El Chicano, Colton Courier, Rialto Record

Nurses on the Picket Line: Crisis at San Bernardino’s Dignity Health Community Hospital Over Unsafe Staffing

2 min read

Photo courtesy of the California Nurses Association/NNU: The picket scheduled for March 28, 2024, will not be the first, nurses of the hospital also picketed for the exact same issue on January 26th, 2023.

Registered nurses at Dignity Health Community Hospital in San Bernardino are set to hold an informational picket on Thursday, March 28, to highlight their concerns over unsafe staffing levels that they say are compromising patient safety. The California Nurses Association/National Nurses United (CNA/NNU) announced the action, stating that the hospital administration has failed to meet its own staffing standards.

Nurses have raised their concerns in meetings with the hospital’s chief nursing officer, but they claim that management has consistently failed to adhere to safe staffing standards.

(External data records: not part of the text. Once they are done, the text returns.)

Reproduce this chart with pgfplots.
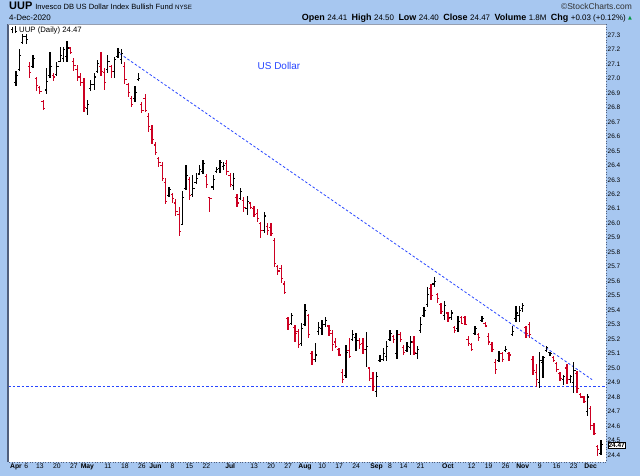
\documentclass[border=0pt]{standalone}
\usepackage{pgfplots}
\pgfplotsset{compat=1.18}
\usepackage{pgfplotstable}
\usepackage{fontspec}
\setmainfont{Liberation Sans}
\newfontfamily\dejavu{DejaVu Sans}
\definecolor{bgblue}{RGB}{167,199,240}
\definecolor{barred}{RGB}{204,0,34}
\definecolor{lineblue}{RGB}{40,70,255}
\definecolor{framec}{RGB}{80,95,125}
\definecolor{upgreen}{RGB}{0,150,60}

\pgfdeclareplotmark{cl}{\pgfpathmoveto{\pgfpointorigin}\pgfpathlineto{\pgfpoint{1.8bp}{0pt}}\pgfusepathqstroke}
\pgfdeclareplotmark{op}{\pgfpathmoveto{\pgfpointorigin}\pgfpathlineto{\pgfpoint{-1.8bp}{0pt}}\pgfusepathqstroke}

% up days (close above previous close): black
\pgfplotstableread{
i o h l c
0 26.97 27.05 26.95 27.02
1 27.06 27.20 27.05 27.16
2 27.25 27.31 27.24 27.29
3 27.29 27.31 27.24 27.27
5 27.08 27.16 27.07 27.14
9 26.92 27.07 26.89 26.98
10 27.02 27.18 27.00 27.08
12 27.03 27.11 27.02 27.08
13 27.12 27.22 27.11 27.16
14 27.14 27.22 27.11 27.20
15 27.15 27.26 27.11 27.21
21 26.79 26.85 26.75 26.82
22 26.93 26.99 26.91 26.96
23 26.96 27.04 26.92 27.01
24 27.05 27.13 27.04 27.10
27 27.06 27.16 27.04 27.12
29 27.05 27.15 27.00 27.13
30 27.15 27.21 27.14 27.18
31 27.13 27.20 27.10 27.17
35 26.86 26.95 26.84 26.90
36 26.99 27.04 26.98 27.00
45 26.19 26.25 26.18 26.23
49 25.99 26.22 25.99 26.18
50 26.24 26.40 26.23 26.33
52 26.20 26.33 26.18 26.24
53 26.28 26.35 26.27 26.31
54 26.34 26.40 26.33 26.37
55 26.36 26.44 26.34 26.41
58 26.25 26.33 26.23 26.30
59 26.36 26.39 26.35 26.37
60 26.38 26.44 26.35 26.42
61 26.39 26.42 26.37 26.40
64 26.26 26.35 26.23 26.31
66 26.17 26.24 26.16 26.22
68 26.10 26.19 26.06 26.15
73 25.95 26.08 25.93 26.05
81 25.31 25.38 25.30 25.36
84 25.17 25.31 25.15 25.27
85 25.30 25.44 25.29 25.40
88 25.06 25.17 25.04 25.09
89 25.25 25.32 25.23 25.28
90 25.27 25.33 25.23 25.30
91 25.30 25.35 25.28 25.33
97 24.95 25.16 24.93 25.11
99 25.20 25.26 25.19 25.23
100 25.21 25.24 25.12 25.19
103 25.13 25.25 25.01 25.15
106 24.84 24.97 24.80 24.94
107 25.05 25.09 25.04 25.06
108 25.06 25.14 25.05 25.10
109 25.08 25.19 25.05 25.15
110 25.20 25.26 25.19 25.24
112 25.10 25.26 25.06 25.23
115 25.12 25.18 25.11 25.15
116 25.14 25.22 25.09 25.18
118 25.10 25.15 25.06 25.13
119 25.26 25.35 25.24 25.30
120 25.36 25.42 25.35 25.40
121 25.44 25.56 25.42 25.51
123 25.58 25.63 25.56 25.60
126 25.36 25.46 25.33 25.43
128 25.35 25.40 25.33 25.38
130 25.27 25.36 25.25 25.32
135 25.24 25.29 25.23 25.27
137 25.33 25.36 25.32 25.34
142 25.05 25.12 25.04 25.10
144 25.12 25.15 25.11 25.13
146 25.23 25.29 25.22 25.25
147 25.34 25.43 25.32 25.38
148 25.36 25.43 25.32 25.40
149 25.41 25.45 25.39 25.43
154 24.90 25.11 24.86 25.05
155 25.04 25.08 24.93 25.07
156 25.12 25.15 25.11 25.14
157 25.11 25.11 25.08 25.10
161 24.92 24.95 24.88 24.94
163 24.92 24.95 24.90 24.94
164 24.90 25.04 24.83 24.98
168 24.70 24.82 24.67 24.80
172 24.41 24.50 24.40 24.47
}\updays

% down days (close below previous close): red
\pgfplotstableread{
i o h l c
4 27.08 27.11 27.00 27.04
6 27.00 27.01 26.91 26.95
7 26.94 26.95 26.89 26.91
8 26.84 26.85 26.78 26.79
11 27.02 27.04 26.98 27.01
16 27.21 27.22 27.17 27.18
17 27.12 27.14 27.05 27.09
18 27.06 27.09 26.98 27.01
19 27.01 27.04 26.95 26.97
20 26.97 27.00 26.77 26.80
25 27.08 27.18 27.02 27.05
26 27.04 27.07 26.92 26.97
28 27.08 27.09 27.00 27.05
32 27.08 27.11 26.96 26.99
33 26.96 26.97 26.87 26.90
34 26.86 26.88 26.80 26.82
37 26.82 26.84 26.76 26.78
38 26.86 26.89 26.77 26.78
39 26.74 26.76 26.63 26.67
40 26.65 26.68 26.55 26.58
41 26.54 26.56 26.47 26.49
42 26.45 26.46 26.39 26.42
43 26.40 26.42 26.29 26.31
44 26.28 26.31 26.13 26.15
46 26.20 26.21 26.14 26.17
47 26.14 26.17 26.05 26.08
48 26.06 26.11 25.91 25.94
51 26.30 26.32 26.16 26.19
56 26.32 26.34 26.24 26.27
57 26.18 26.18 26.08 26.17
62 26.41 26.44 26.33 26.36
63 26.33 26.35 26.25 26.27
65 26.18 26.20 26.11 26.14
67 26.16 26.18 26.08 26.11
69 26.14 26.15 26.10 26.11
70 26.10 26.12 26.04 26.06
71 26.07 26.10 26.01 26.03
72 26.00 26.01 25.90 25.95
74 25.98 26.00 25.92 25.95
75 25.97 26.00 25.91 25.93
76 25.88 25.90 25.70 25.72
77 25.70 25.71 25.64 25.67
78 25.69 25.71 25.59 25.62
79 25.58 25.60 25.51 25.52
80 25.34 25.35 25.26 25.30
82 25.28 25.30 25.18 25.24
83 25.25 25.27 25.14 25.16
86 25.36 25.37 25.21 25.23
87 25.10 25.12 25.02 25.06
92 25.29 25.30 25.22 25.26
93 25.24 25.26 25.12 25.16
94 25.18 25.21 25.14 25.15
95 25.13 25.14 25.08 25.09
96 24.97 24.99 24.90 24.92
98 25.12 25.21 25.07 25.08
101 25.19 25.21 25.13 25.16
102 25.17 25.21 25.10 25.13
104 25.00 25.01 24.91 24.93
105 24.93 24.97 24.84 24.87
111 25.22 25.23 25.17 25.20
113 25.23 25.25 25.18 25.20
114 25.14 25.16 25.09 25.11
117 25.18 25.22 25.09 25.11
122 25.55 25.58 25.47 25.50
124 25.51 25.52 25.45 25.48
125 25.44 25.45 25.37 25.39
127 25.38 25.39 25.32 25.34
129 25.28 25.29 25.24 25.26
131 25.35 25.36 25.31 25.31
132 25.35 25.36 25.30 25.30
133 25.20 25.22 25.15 25.17
134 25.16 25.17 25.12 25.13
136 25.23 25.24 25.19 25.21
138 25.31 25.32 25.28 25.29
139 25.22 25.24 25.16 25.18
140 25.16 25.18 25.11 25.13
141 25.04 25.06 24.96 24.99
143 25.10 25.11 25.04 25.06
145 25.10 25.11 25.05 25.09
150 25.28 25.29 25.21 25.24
151 25.30 25.32 25.21 25.23
152 25.06 25.08 24.95 24.98
153 24.97 25.03 24.87 24.92
158 25.07 25.08 25.04 25.05
159 25.03 25.04 24.97 24.99
160 24.96 24.97 24.91 24.93
162 25.00 25.03 24.89 24.92
165 24.96 24.98 24.83 24.86
166 24.82 24.83 24.79 24.80
167 24.80 24.81 24.76 24.77
169 24.72 24.74 24.57 24.60
170 24.60 24.62 24.54 24.55
171 24.46 24.47 24.39 24.44
}\downdays

\begin{document}
\begin{tikzpicture}[x=1bp,y=1bp]
\fill[bgblue] (0,0) rectangle (640,476);
\begin{axis}[
  at={(8bp,14bp)}, anchor=south west,
  scale only axis, width=598bp, height=438bp,
  xmin=-2.35, xmax=173.5, ymin=24.351, ymax=27.376,
  axis line style={draw=none},
  axis background/.style={fill=white},
  clip=false,
  major tick length=0pt,
  xtick={0,3,7,12,17,21,27,32,37,41,46,51,56,63,70,75,80,85,90,95,100,106,110,114,119,127,134,139,144,149,154,159,164,169},
  xticklabels={\textbf{Apr},6,13,20,27,\textbf{May},11,18,26,\textbf{Jun},8,15,22,\textbf{Jul},13,20,27,\textbf{Aug},10,17,24,\textbf{Sep},8,14,21,\textbf{Oct},12,19,26,\textbf{Nov},9,16,23,\textbf{Dec}},
  x tick label style={font=\fontsize{6.8}{7}\selectfont, inner sep=1.5bp},
  ytick={24.4,24.5,24.6,24.7,24.8,24.9,25.0,25.1,25.2,25.3,25.4,25.5,25.6,25.7,25.8,25.9,26.0,26.1,26.2,26.3,26.4,26.5,26.6,26.7,26.8,26.9,27.0,27.1,27.2,27.3},
  yticklabels={24.4,24.5,24.6,24.7,24.8,24.9,25.0,25.1,25.2,25.3,25.4,25.5,25.6,25.7,25.8,25.9,26.0,26.1,26.2,26.3,26.4,26.5,26.6,26.7,26.8,26.9,27.0,27.1,27.2,27.3},
  yticklabel pos=right,
  y tick label style={font=\fontsize{6.5}{7}\selectfont, anchor=west, inner sep=1.5bp},
]
% reference lines
\addplot[lineblue, line width=0.8bp, dash pattern=on 2.5bp off 2bp] coordinates {(-2.35,24.87) (173.5,24.87)};
\addplot[lineblue, line width=0.8bp, dash pattern=on 2.5bp off 2bp] coordinates {(30.6,27.17) (169.4,24.92)};
% up bars (black): high-low line with close tick
\addplot[only marks, mark=cl, mark options={draw=black, line width=1.1bp},
  error bars/.cd, y dir=both, y explicit, error mark=none,
  error bar style={draw=black, line width=1.3bp}]
  table[x=i, y=c, y error plus expr=\thisrow{h}-\thisrow{c}, y error minus expr=\thisrow{c}-\thisrow{l}] {\updays};
\addplot[only marks, mark=op, mark options={draw=black, line width=1.1bp}] table[x=i, y=o] {\updays};
% down bars (red)
\addplot[only marks, mark=cl, mark options={draw=barred, line width=1.1bp},
  error bars/.cd, y dir=both, y explicit, error mark=none,
  error bar style={draw=barred, line width=1.3bp}]
  table[x=i, y=c, y error plus expr=\thisrow{h}-\thisrow{c}, y error minus expr=\thisrow{c}-\thisrow{l}] {\downdays};
\addplot[only marks, mark=op, mark options={draw=barred, line width=1.1bp}] table[x=i, y=o] {\downdays};
% frame
\draw[framec, line width=1.2bp] (rel axis cs:0,0) -- (rel axis cs:0,1);
\draw[framec!60, line width=0.5bp] (rel axis cs:0,1) -- (rel axis cs:1,1);
\draw[framec, line width=0.6bp, dotted] (rel axis cs:1,1) -- (rel axis cs:1,0) -- (rel axis cs:0,0);
\coordinate (lp) at (axis cs:173.5,24.47);
\end{axis}
% last price box
\node[anchor=west, draw=black, fill=white, line width=0.5bp, inner sep=0.8bp, font=\fontsize{6.5}{7}\selectfont\bfseries, xshift=1.5bp, yshift=-0.5bp] at (lp) {24.47};
% texts in plot
\node[anchor=base west, font=\fontsize{7.8}{8}\selectfont, inner sep=0] at (19,443) {UUP (Daily) 24.47};
\draw[black, line width=0.6bp] (12,442.5) -- (12,449) (11,447) -- (12,447) (12,444) -- (13,444);
\draw[black, line width=0.6bp] (15.5,443) -- (15.5,449.5) (14.5,448) -- (15.5,448) (15.5,444.5) -- (16.5,444.5);
\node[font=\fontsize{10}{10}\selectfont, text=lineblue] at (279,410) {US Dollar};
% header
\node[anchor=base west, inner sep=0] at (9,466) {\fontsize{11}{12}\selectfont\bfseries UUP\ \mdseries\fontsize{7.6}{8}\selectfont Invesco DB US Dollar Index Bullish Fund\ \fontsize{6.2}{7}\selectfont NYSE};
\node[anchor=base west, inner sep=0, font=\fontsize{8}{8}\selectfont] at (9,455) {4-Dec-2020};
\node[anchor=base east, inner sep=0, font=\fontsize{8.5}{9}\selectfont, text=black!80] at (632,466) {\textcopyright StockCharts.com};
\node[anchor=base east, inner sep=0] at (626,455) {\fontsize{9}{9}\selectfont\bfseries Open \mdseries\fontsize{8}{8}\selectfont 24.41 \ \fontsize{9}{9}\selectfont\bfseries High \mdseries\fontsize{8}{8}\selectfont 24.50 \ \fontsize{9}{9}\selectfont\bfseries Low \mdseries\fontsize{8}{8}\selectfont 24.40 \ \fontsize{9}{9}\selectfont\bfseries Close \mdseries\fontsize{8}{8}\selectfont 24.47 \ \fontsize{9}{9}\selectfont\bfseries Volume \mdseries\fontsize{8}{8}\selectfont 1.8M \ \fontsize{9}{9}\selectfont\bfseries Chg \mdseries\fontsize{8}{8}\selectfont +0.03 (+0.12\%)};
\node[anchor=base west, inner sep=0, text=upgreen, font=\dejavu\fontsize{5}{5}\selectfont] at (628,456) {▲};
\end{tikzpicture}
\end{document}
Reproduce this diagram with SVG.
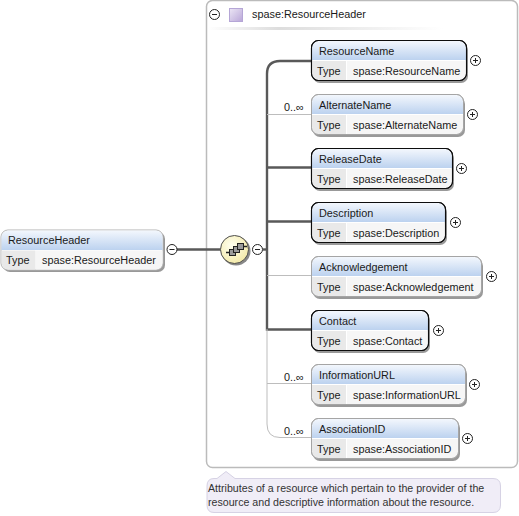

This lack of support has reportedly led to delays in care, patients developing pressure sores, and increased workplace violence.

“Community Hospital is continually short-staffed, putting patients’ safety at risk and forcing nurses to work in unsafe conditions,” said Virginia Licerio, RN in the post-partum unit. “Community Hospital is accepting more patients than it can safely take care of. It’s time Dignity Health invests in staffing and prioritizes safe patient care.”

The informational picket is scheduled to take place from 7:30 a.m. to 9:00 a.m. at Dignity Health Community Hospital, located at 1805 Medical Center Dr., San Bernardino.

Lidya Sihotang, RN in the neurological care unit, echoed the need for improved conditions. “Our community deserves better than Dignity’s unsafe practices,” she said. “A health care corporation as well-resourced as Dignity Health should provide top-of-the-line patient care. Instead, you will find nurses stretched to their limits with inadequate resources. We call on Dignity Health to listen to our demands for increased safety standards and protect the patients and the nurses who take care of them. Dignity Health can do better.”

CNA represents more than 450 nurses at Dignity Health Community Hospital. The nurses’ union is calling for immediate action to address their concerns and ensure a safe environment for both patients and healthcare workers.